A New Method to Measure the Semantic Similarity of GO Terms
(Supplement Information)

James Z. Wang, Zhidian Du, Rapeeporn Payattakool, Philip S. Yu, and Chin-Fu Chen

Summary of Evaluation Results:

Total # of pathways in the SGD website 152
# of pathways having at least 3 genes 111
# of pathways used in evaluation 111
# of evaluations showing that our method is better 66
# of evaluations showing that both methods are equal 45
# of evaluations showing that our method is worse 0

Evaluation Analysis Details:

http://bioinformatics.clemson.edu/Publication/Supplement/pathway.htm

Note: the pathway figures used in our evaluation are directly copied from the SGD website. Copyright information for these pathway figures can be found at the bottom of the main page in the SGD database website http://www.yeastgenome.org/. Other figures in our evaluation are produced by our gene clustering tools and GO visualization tool.

Explanation of the Evaluation Method:

The evaluation of semantic similarity measurement methods is a challenging task because it usually requires human involvement. In natural language domain, most studies collect a small set of term pairs and let people rank their semantic similarities. Then, the correlations between the measured semantic similarity values and the human similarity rankings are used to evaluate the semantic similarity measurement method. In this paper, we use a similar approach to evaluate our similarity measurement algorithm. We use the gene annotation and classification information for pathways manually curated by researchers in the SGD database (http://pathway.yeastgenome.org/biocyc/) as the reference for our similarity measurement. Although recent studies (Wang et al., 2004; Sevilla et al., 2005; Guo et al., 2006) used the correlation with gene sequence or gene expression similarities to evaluate the semantic similarity measurement methods, the feasibility of this evaluation method is still debatable because there is not always correlation between the gene functional similarities and the gene sequence or gene expression similarities.

To demonstrate the advantages of our similarity measurement algorithm over the existing methods, we implemented two online gene-clustering tools (http://bioinformatics.clemson.edu/G-SESAME/knowledgeDiscovery.html) based on our algorithm and Resnik's method respectively. These tools first measure the functional similarities between the input genes and, then, cluster the genes based on the obtained similarity values. We also implement a visualization tool to display the annotation information for a pair of genes on the molecular function ontology to demonstrate the functional similarity of these two genes. With the annotation information in the pathway and GO database (visualized by our visualization tool if necessary), we can evaluate whether the similarity values obtained by a similarity measurement method are consistent with human perspectives by visual examination.

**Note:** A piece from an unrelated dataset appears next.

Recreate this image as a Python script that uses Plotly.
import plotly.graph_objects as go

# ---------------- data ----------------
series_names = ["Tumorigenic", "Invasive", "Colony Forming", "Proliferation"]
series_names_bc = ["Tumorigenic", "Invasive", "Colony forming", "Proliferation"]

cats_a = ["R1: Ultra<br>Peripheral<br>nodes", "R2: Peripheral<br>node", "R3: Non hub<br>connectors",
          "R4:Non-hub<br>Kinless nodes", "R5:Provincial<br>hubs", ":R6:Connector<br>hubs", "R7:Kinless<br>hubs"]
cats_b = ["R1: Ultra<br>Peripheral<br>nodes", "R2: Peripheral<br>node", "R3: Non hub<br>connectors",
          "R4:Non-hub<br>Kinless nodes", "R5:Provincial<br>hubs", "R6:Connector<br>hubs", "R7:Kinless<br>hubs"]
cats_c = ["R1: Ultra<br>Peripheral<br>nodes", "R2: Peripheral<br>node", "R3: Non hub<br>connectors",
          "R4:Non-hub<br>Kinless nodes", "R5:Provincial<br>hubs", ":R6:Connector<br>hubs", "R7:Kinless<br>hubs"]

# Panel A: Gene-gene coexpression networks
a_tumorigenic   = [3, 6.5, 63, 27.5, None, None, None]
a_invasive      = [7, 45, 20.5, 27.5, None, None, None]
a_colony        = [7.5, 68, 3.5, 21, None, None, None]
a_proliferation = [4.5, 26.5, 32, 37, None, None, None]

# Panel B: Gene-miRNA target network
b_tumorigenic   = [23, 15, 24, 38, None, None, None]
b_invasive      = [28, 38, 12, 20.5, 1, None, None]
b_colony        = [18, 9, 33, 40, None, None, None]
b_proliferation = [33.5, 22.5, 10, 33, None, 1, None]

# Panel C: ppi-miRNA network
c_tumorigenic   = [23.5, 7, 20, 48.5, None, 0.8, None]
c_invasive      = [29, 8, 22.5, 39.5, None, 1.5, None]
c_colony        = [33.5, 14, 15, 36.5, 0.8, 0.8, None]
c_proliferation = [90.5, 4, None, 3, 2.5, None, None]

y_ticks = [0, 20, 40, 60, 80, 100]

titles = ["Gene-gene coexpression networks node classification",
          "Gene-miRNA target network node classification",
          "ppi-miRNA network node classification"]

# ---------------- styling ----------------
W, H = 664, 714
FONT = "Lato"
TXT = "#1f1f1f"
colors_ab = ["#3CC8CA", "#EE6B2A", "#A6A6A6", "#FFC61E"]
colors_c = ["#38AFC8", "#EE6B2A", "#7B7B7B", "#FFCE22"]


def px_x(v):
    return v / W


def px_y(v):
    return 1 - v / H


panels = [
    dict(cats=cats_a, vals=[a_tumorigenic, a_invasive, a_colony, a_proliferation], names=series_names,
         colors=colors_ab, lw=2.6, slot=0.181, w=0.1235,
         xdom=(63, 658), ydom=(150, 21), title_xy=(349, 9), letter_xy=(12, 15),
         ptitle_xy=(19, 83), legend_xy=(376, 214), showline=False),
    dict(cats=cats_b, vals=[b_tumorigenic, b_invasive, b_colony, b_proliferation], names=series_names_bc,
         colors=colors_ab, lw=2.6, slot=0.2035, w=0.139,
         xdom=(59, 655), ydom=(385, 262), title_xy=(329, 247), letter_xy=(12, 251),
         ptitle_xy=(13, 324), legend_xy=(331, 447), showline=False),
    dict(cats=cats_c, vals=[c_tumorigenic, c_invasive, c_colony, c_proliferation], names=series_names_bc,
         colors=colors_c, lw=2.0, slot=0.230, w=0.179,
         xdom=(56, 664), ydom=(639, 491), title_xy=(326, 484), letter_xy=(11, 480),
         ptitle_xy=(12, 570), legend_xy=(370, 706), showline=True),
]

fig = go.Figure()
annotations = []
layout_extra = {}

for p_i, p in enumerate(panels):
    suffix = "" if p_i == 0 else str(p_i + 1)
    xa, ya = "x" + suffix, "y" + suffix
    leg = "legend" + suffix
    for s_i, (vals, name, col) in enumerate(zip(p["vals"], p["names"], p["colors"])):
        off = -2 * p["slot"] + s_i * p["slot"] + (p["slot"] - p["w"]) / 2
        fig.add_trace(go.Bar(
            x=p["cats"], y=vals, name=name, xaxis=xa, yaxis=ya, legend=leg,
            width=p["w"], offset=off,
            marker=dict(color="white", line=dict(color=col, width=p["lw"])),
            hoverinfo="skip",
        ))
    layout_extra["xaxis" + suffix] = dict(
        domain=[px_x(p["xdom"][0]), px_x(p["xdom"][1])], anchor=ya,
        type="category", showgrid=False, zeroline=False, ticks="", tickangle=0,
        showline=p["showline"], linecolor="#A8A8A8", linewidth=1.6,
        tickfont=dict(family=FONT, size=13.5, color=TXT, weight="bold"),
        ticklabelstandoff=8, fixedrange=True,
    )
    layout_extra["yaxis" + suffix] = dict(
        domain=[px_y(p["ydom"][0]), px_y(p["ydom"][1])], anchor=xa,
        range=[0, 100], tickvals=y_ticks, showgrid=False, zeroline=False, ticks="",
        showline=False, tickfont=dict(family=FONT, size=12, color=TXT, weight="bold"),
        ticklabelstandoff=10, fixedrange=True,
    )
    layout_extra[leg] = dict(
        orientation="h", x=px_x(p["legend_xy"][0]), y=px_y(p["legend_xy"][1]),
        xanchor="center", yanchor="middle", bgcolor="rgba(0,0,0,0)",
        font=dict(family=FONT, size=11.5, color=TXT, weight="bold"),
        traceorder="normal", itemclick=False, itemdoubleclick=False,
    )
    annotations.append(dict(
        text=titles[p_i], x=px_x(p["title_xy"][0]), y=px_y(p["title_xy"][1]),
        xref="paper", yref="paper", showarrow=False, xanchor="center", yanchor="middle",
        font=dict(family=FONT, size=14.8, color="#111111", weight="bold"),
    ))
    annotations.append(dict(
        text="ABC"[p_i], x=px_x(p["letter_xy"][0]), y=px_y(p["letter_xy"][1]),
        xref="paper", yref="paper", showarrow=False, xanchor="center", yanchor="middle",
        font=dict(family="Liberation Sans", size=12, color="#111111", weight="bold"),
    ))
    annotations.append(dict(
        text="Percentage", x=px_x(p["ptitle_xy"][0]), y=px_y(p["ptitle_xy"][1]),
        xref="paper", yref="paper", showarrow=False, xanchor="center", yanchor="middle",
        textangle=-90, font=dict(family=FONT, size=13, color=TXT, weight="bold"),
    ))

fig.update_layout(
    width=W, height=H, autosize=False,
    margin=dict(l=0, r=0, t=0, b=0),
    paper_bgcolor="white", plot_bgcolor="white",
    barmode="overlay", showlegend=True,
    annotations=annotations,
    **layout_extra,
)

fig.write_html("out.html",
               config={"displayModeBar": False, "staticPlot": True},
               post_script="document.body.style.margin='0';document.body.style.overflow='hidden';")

In our evaluation details page at http://bioinformatics.clemson.edu/Publication/Supplement/pathway.htm, we list all pathways retrieved from the SGD database and the hyper links to these pathways in the SGD database. We did not evaluate the pathways in which the numbers of genes are less than 3, because the similarity values and clustering results of 1 or 2 genes do not provide enough information for evaluation. For pathways containing at least 3 genes, we use gene clustering tools based on Resnik's method and our method respectively to cluster the genes in these pathways. We analyze the similarity values and clustering results using the annotation information from GO database (visualized by our visualization tool if necessary) and the annotation information containing in SGD pathway figures. For each pathway, we present the conclusion of our evaluation and a hyper link to our analysis details.

In our analyses, if Resnik's method and G-SESAME created the same clustering results and there is no clear evidence showing any of these two methods produced unreasonable similarity values even though different values are used for the similarities, our conclusion is "Both methods are equal". If there are clear evidences showing which method is better, we discuss these evidences and explain why one method is better than the other.

Our evaluation results show that the similarity values and clustering results obtained by our algorithm are consistent with human perspectives while similarity values and clustering results obtained by Resnik's method are often inconsistent with the human perception. Specifically, our method is shown to be better than Resnik's method in 66 of the total 111 evaluations. In other 45 cases, the similarity values and clustering results obtained by both methods are very similar. There is not a single case that Resnik's method is shown to be better than our approach.